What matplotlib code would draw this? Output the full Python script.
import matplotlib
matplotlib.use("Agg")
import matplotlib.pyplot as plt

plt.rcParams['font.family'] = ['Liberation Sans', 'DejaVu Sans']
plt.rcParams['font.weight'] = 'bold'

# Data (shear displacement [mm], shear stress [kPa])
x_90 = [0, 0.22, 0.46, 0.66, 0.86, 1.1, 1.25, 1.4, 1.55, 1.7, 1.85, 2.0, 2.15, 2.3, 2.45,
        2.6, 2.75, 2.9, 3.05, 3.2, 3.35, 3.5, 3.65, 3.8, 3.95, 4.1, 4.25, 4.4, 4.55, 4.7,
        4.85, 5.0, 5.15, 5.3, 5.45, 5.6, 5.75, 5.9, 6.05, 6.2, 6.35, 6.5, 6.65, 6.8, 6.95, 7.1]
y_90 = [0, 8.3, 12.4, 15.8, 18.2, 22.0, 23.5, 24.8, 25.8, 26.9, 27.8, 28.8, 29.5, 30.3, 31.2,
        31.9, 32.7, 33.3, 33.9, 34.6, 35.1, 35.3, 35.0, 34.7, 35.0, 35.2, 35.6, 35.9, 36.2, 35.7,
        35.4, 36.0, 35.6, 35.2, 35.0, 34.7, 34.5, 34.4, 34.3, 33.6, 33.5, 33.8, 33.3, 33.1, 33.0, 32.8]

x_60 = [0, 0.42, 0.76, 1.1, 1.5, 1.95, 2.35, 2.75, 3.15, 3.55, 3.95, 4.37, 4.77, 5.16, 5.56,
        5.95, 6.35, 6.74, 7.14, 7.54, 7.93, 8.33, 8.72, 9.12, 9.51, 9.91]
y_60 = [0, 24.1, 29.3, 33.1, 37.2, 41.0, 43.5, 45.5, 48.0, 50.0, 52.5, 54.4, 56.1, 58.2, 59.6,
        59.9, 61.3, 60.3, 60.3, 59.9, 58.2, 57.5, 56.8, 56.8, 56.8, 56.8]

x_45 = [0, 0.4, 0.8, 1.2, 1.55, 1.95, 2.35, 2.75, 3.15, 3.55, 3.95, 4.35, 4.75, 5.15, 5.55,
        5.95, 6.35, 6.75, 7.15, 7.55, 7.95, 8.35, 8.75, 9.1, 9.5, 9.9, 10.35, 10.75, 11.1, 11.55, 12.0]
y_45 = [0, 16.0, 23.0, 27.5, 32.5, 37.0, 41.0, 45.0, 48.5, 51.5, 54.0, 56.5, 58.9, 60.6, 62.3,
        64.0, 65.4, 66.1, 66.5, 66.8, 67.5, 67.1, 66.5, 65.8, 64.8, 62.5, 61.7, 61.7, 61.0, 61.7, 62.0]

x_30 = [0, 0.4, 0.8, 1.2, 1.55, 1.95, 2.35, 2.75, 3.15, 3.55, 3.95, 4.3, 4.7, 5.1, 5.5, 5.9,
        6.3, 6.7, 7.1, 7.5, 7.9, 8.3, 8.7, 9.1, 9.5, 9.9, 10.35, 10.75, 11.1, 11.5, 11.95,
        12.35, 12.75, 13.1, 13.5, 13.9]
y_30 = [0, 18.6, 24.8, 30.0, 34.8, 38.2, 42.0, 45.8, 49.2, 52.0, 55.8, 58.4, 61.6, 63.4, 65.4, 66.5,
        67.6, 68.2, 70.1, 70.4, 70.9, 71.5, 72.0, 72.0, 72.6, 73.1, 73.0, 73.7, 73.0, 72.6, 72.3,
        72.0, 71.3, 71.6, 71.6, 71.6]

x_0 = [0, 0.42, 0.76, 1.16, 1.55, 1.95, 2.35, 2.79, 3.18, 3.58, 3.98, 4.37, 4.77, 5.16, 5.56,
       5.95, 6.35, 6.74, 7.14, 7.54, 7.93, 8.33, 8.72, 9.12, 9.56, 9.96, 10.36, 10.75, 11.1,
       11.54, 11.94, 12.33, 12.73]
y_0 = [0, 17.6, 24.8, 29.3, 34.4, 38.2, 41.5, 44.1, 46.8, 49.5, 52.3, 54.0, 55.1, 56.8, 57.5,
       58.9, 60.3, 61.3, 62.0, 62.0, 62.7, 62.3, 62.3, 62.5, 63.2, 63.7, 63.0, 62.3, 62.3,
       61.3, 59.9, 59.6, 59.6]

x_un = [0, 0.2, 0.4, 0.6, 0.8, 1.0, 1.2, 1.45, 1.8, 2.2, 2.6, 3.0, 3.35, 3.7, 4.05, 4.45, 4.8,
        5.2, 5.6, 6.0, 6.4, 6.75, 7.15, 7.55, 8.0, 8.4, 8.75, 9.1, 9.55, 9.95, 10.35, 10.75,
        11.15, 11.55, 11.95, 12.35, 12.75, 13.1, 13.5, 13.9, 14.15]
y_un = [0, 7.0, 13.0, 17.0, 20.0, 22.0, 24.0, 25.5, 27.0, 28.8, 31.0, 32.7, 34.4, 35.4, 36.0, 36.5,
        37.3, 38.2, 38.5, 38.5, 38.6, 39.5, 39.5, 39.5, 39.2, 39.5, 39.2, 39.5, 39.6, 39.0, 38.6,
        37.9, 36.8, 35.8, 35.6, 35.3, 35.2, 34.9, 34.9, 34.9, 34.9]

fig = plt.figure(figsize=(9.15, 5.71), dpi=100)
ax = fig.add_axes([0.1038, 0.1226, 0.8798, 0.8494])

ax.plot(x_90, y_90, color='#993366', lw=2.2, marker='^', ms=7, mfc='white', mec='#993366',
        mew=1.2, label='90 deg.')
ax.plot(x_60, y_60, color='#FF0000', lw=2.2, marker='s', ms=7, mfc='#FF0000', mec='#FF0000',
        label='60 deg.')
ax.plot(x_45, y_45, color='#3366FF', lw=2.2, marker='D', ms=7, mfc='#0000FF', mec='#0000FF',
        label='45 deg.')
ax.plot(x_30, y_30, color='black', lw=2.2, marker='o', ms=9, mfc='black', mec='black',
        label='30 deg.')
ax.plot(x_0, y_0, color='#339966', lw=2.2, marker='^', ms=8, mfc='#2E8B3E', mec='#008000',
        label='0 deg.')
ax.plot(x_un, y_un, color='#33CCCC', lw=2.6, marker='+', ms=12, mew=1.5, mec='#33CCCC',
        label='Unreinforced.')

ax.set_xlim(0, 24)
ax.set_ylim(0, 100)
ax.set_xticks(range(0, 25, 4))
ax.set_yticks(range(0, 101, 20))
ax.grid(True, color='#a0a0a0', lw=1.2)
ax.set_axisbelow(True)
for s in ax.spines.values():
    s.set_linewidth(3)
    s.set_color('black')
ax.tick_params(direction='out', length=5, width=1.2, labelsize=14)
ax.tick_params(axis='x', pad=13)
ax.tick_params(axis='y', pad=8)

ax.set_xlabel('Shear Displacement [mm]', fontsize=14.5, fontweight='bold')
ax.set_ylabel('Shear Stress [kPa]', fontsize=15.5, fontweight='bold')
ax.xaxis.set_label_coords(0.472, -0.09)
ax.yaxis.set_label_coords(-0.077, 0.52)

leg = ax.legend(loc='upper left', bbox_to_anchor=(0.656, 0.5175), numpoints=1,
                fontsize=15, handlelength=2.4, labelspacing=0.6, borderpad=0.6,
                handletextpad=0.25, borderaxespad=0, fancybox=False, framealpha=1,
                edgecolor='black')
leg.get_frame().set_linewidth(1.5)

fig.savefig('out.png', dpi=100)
------------
* GIVEN TASK: Print only the lines from the top of the data above down to the line holding "plt.rcParams['font.weight'] = 'bold'", inclusive.

* RESULT OF THIS TASK:
What matplotlib code would draw this? Output the full Python script.
import matplotlib
matplotlib.use("Agg")
import matplotlib.pyplot as plt

plt.rcParams['font.family'] = ['Liberation Sans', 'DejaVu Sans']
plt.rcParams['font.weight'] = 'bold'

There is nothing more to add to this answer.